You can see that, for a comedy, it plays with a sense of quiet emotion only to puncture it with moments of slapstick, ghoulish humour and bleak humour, where soon-to-be-fired hairdresser Peter (Eason Chan) encounters June during a one night stand together and find them entangled in each others' lives. Emotions are interrupted by how he lost his job, though the boy finds it cool to see blood even if it is his own, or the likes of one's uncle, meant to be in an old folk's home, appearing covered in red paint claiming to be attacked by ghosts and trying to bite someone's nose off. The possession of a single mother by two ghosts, arguing over the body within a spectacle of physical comedy for one of the film's stand out sequences, is contrasted by the sad final discovery after that sequence, and that tonal shifting by screenwriter Abe Kwong plays a huge part to the entire production. The drama is there, and many scenes this absurd humour is contrasted with sudden emotion, as Peter finds himself encountering the world of the supernatural, both learning too late people he has crossed paths with are already dead, or struggling through those many possessions and hauntings he encounters with June by his side. As the pair of slowly falling in love, June herself is not exactly as comfortable with her gift either, able to see the dead through one eye. Shu Qi stands out just in terms of her gothic appearance as the character, and the playfully flighty attitude June has at her happiest, but she also plays a young woman struggling with the sights in general, and is very captivating as the awkward co-lead with Eason Chan.


The world they exist in is also very distinct in terms of aesthetic. Of the early 2000s, with its digital effects and visual look, the film has an appropriately washed out mood to its urban landscapes. Colour is here, vibrant still, but within a Hong Kong city that feels stepped in melancholia and alienated young adults, it feels apt that among its docks and markets there are all the ghosts wandering about with all their stories. Random possession by a female ghost in a toilet, who committed suicide due to being jilted by a lover, makes sense with matter-of-factness in context to this world. Even when it has the least excepted reference to a Toblerone I was expecting to see, which would be unintentionally funny in another context as a Swiss chocolate popular in my home land, that is brought up in a deeply emotional meeting between son and his father that, seen twice in two different ways, is one of the scenes with the most heart in both versions.
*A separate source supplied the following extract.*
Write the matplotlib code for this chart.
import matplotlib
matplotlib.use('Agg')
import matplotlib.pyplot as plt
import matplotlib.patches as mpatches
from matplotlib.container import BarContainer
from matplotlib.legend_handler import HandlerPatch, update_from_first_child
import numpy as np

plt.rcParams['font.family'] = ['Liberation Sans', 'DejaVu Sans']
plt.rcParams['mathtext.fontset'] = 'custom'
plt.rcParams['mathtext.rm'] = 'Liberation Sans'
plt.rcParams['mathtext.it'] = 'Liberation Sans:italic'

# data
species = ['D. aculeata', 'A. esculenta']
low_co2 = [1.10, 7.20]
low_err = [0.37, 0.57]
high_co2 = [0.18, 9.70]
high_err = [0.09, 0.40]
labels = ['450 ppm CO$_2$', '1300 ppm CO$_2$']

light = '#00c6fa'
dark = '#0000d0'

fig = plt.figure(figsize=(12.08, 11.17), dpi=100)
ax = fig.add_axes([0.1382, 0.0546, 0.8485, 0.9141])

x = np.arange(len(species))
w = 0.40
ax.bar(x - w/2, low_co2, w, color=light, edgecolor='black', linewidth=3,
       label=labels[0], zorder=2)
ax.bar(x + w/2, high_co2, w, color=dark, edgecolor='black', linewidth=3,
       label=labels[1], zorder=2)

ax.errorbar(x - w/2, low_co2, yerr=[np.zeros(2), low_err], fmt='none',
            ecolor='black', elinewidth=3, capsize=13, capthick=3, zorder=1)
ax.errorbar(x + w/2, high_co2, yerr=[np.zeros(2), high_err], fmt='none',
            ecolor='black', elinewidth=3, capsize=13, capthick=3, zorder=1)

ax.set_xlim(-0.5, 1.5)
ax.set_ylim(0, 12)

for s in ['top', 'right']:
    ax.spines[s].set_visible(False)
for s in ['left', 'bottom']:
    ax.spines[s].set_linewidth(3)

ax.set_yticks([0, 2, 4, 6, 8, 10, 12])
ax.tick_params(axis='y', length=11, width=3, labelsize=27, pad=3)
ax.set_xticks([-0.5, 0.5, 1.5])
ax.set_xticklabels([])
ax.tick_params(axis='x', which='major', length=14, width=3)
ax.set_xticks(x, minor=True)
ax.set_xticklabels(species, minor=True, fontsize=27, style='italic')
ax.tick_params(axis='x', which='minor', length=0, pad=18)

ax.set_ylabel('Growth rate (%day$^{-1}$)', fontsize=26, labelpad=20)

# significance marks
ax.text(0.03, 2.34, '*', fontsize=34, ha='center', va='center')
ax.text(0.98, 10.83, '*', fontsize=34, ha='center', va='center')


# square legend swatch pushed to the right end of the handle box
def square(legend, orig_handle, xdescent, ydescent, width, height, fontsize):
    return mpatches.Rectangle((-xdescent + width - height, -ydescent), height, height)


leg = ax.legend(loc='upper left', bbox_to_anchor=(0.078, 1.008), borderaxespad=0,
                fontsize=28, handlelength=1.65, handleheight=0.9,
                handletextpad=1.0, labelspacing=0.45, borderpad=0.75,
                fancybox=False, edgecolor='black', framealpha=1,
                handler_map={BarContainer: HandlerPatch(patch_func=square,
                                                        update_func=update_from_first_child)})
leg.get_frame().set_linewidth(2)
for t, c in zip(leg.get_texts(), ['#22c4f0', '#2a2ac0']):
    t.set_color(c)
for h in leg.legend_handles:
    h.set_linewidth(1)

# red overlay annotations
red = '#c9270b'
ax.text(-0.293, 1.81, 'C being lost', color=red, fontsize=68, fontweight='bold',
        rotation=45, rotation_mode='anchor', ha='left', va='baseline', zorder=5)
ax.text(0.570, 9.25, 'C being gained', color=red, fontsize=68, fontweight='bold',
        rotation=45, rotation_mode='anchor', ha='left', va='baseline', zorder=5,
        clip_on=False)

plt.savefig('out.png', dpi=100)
The comedic tone at times throughout Visible Secrets is clearly being used to emphasis the dramatic weight of its themes of loss and mourning.

In a world of muted green and blue lighting, the obvious theme for a story like this, with the ghosts when they possess people, is all the emotions and rage they dealt with in their lives they cannot get rid of. This is especially in mind to two of them being women spurned by men and heartbroken, and Antony Wong's character, whilst not returning in the full flesh, being a prologue figure important to the latter act but whose gruesome demise is entirely a bad luck of the draw in how it transpired. There is even a charlatan exorcist who finds himself embraced in June's case despite his open scepticism to his work, which just emphasises the tone and mood perfectly of the entire film, where the supernatural passe
s the weird lives of the living like ships passing in the night.

There is the one aspect of the film which may divide viewers thought, and that is the twist ending. To spoil two films at once - [Huge Spoilers] this is the same twist The Sixth Sense (1999) by M. Night Shyamalan had [Spoilers End]. It is on one hand a huge emotional gut punch, if one which has the potential to a) add a greater weight to scenes when revisited in terms of how characters interact, or b) just cause a tangled and confusing mess to rationalise it all. Taking it for what it is, then worry about this, it is the last dose of melancholia, emphasising the humour in Visible Secrets, even its scares, were always taking the backseat to the emotional drive of the film. It is for that reason, if with a caveat depending on the individual viewer's reaction to that twist, mine to the entire production was an admiration of Ann Hui's film in its entirety.